In fact, although the development of Hong Kong’s I&T industry is still on the drawing board, everything can be said to be ready. Speaking of funds, the Government has put in a huge sum of about $130 billion. Speaking of land, in addition to existing sites including the Science Park, Hong Kong-Shenzhen Innovation and Technology Park at the Lok Ma Chau Loop and San Tin Technopole are also under construction. Speaking of R&D, the positive interaction among the Government, industry, academic and research sectors have been greatly enhanced, and talent training has also been strengthened. Speaking of government policy, the 14th Five-Year Plan has expressly supported Hong Kong to become an international I&T centre, and GBA will be an important partner for Hong Kong’s development.

Therefore, Hong Kong indeed has everything ready except one thing, which is domestic and foreign investors. While the Government can provide adequate hardware, for an industry to take root, it requires a large number of investors to come to Hong Kong to set up companies after all. The industry is still in the planning stage. When everything is in place, the Government will have to seek ways to entice investors from home and abroad. Frankly speaking, it is absolutely no easy task to attract enough investors, which is also of crucial importance to the success or otherwise of the industry. While Hong Kong has devoted considerable efforts, resources and energy, we cannot afford any failure this time. When the critical juncture in future comes, we must fully seize the opportunity.

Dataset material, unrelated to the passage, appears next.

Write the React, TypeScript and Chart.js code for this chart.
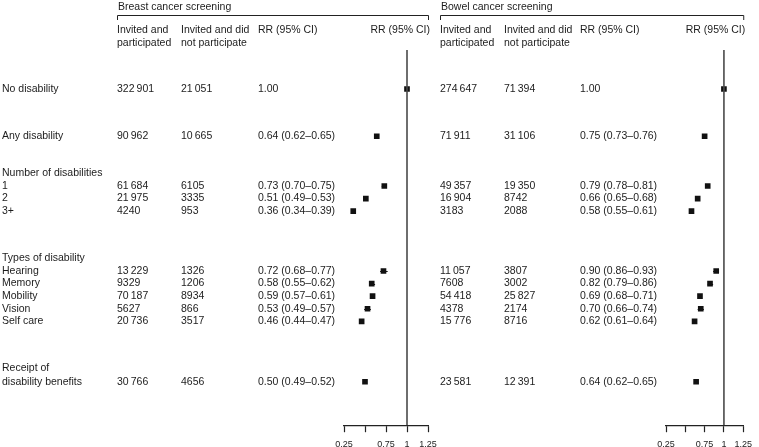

In fact, Hong Kong adopted a non-intervention policy before the reunification and would not proactively solicit investors. Although there have been changes after the reunification, investment promotion work is very conservative and passive. In contrast, our competitor Singapore not only actively liaises with investors, but also provides them with tailor-made preferential measures and assistance throughout the process. As a result, their achievements are obvious to all. I hope various government departments in Hong Kong, seeing the success of others, will genuinely realize that they do need to improve in lots of areas, as many organizations in Hong Kong still think they have done a pretty good job. I hope they will make changes sincerely in this regard.

As the promotion of the I&T industry allows no room for failure this time, the Government must have a new way of thinking. Instead of just conducting publicity and promotion activities, it should also proactively reach out to competent I&T enterprises and directly invite them to invest in Hong Kong by offering them tailor-made preferential policies, and should even help these enterprises more wholeheartedly with all-out effort to resolve any difficulties they face. Moreover, many United States-listed Chinese I&T companies will come to Hong Kong for listing in future. The Government should also take the initiative to contact the companies concerned, striving to get them to set up production centres in Hong Kong at the same time. Thank you, President.